Not that Saif needed persuasion. His father colonel Gaddafi had bankrolled Pakistan's nuclear weapons programme in the 1970s and 80s to the tune of half a billion dollars in response to Zulfiqar Ali Bhutto's quest for an "Islamic bomb''.

Bradnock says that Saif returned from POK with grandiose ideas of forcing a plebiscite in Kashmir as desired by Pakistan. He then asked the academic to conduct a survey, which he would underwrite. He funded it to the extent of $200,000 but any designs he might have had of doctoring the outcome were demolished when Bradnock insisted that he would do this only if the exercise was completely independent and had the institutional involvement of Chatham House and Kings College.
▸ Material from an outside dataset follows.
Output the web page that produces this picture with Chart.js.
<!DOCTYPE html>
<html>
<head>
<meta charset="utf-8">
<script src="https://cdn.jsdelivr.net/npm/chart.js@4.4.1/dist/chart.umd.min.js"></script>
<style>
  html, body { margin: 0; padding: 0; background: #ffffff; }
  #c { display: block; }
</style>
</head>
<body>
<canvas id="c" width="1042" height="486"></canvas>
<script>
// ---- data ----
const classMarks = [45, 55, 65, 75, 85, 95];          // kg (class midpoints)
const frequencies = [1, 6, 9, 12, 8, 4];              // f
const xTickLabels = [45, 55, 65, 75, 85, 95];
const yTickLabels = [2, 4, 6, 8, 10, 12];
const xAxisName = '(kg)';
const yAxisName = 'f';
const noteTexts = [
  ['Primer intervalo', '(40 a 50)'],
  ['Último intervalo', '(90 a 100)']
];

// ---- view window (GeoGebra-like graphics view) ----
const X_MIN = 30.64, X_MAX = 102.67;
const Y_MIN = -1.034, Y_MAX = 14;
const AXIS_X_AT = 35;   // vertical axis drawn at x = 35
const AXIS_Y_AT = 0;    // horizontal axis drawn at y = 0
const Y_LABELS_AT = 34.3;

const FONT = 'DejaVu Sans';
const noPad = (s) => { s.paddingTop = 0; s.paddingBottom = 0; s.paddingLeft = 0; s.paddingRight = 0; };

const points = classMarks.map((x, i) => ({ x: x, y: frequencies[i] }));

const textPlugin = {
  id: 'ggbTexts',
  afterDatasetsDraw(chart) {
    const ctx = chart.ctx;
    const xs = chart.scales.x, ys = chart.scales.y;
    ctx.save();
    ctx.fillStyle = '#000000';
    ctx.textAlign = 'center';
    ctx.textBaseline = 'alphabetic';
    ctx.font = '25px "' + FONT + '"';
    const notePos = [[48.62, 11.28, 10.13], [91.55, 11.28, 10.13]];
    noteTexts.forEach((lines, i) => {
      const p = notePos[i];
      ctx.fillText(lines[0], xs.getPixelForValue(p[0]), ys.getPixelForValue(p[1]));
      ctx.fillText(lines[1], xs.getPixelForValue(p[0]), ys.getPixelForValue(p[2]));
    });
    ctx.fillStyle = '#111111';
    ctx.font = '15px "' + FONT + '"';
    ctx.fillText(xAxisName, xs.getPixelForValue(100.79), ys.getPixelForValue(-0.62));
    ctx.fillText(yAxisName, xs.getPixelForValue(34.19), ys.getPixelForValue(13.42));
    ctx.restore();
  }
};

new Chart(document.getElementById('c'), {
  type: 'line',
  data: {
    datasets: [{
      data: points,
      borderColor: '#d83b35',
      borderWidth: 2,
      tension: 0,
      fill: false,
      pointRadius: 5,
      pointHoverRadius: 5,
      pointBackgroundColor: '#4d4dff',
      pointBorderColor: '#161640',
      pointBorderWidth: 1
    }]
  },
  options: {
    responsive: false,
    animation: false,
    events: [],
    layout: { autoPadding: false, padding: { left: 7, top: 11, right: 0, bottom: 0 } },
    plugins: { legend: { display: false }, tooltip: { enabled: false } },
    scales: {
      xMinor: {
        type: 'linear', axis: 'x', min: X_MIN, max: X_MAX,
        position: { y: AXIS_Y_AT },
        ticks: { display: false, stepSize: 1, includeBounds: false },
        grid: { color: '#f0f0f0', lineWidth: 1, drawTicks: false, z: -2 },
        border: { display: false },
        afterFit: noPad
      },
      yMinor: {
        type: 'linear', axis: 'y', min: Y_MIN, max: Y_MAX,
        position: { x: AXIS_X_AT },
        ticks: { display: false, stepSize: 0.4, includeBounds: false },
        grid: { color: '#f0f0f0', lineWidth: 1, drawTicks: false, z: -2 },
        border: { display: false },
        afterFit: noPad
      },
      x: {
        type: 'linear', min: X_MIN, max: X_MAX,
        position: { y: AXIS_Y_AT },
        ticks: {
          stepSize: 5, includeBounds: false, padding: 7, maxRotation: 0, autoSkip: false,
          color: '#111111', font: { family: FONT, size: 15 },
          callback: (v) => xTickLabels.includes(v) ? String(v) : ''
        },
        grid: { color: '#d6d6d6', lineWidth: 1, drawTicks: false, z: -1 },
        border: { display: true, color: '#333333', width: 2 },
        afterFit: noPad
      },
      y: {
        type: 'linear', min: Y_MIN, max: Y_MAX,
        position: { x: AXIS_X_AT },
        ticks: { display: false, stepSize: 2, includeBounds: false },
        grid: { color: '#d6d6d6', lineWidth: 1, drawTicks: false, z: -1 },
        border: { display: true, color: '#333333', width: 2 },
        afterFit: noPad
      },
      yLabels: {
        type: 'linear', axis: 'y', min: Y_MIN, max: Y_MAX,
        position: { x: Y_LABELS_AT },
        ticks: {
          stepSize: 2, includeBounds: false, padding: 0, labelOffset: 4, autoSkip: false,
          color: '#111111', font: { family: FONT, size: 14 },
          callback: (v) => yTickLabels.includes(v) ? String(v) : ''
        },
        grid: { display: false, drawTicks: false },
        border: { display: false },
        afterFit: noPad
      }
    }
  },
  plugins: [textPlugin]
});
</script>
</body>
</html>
Saif agreed. Brainwashed in Pakistan, he perhaps could not believe the findings would be anything other than in Islamabad's favour. He was in for a rather rude shock. The plebiscite, as agreed at the UN in 1948, which Pakistan still demands, gave Kashmiris only two choices: either to remain with India or join Pakistan. In the event, Bradnock's poll, the first ever to be held on both sides of LoC, unearthed that 98% of people in India-controlled J&K did not wish to be a part of Pakistan; and 50% in POK did not wish to remain with Pakistan, either.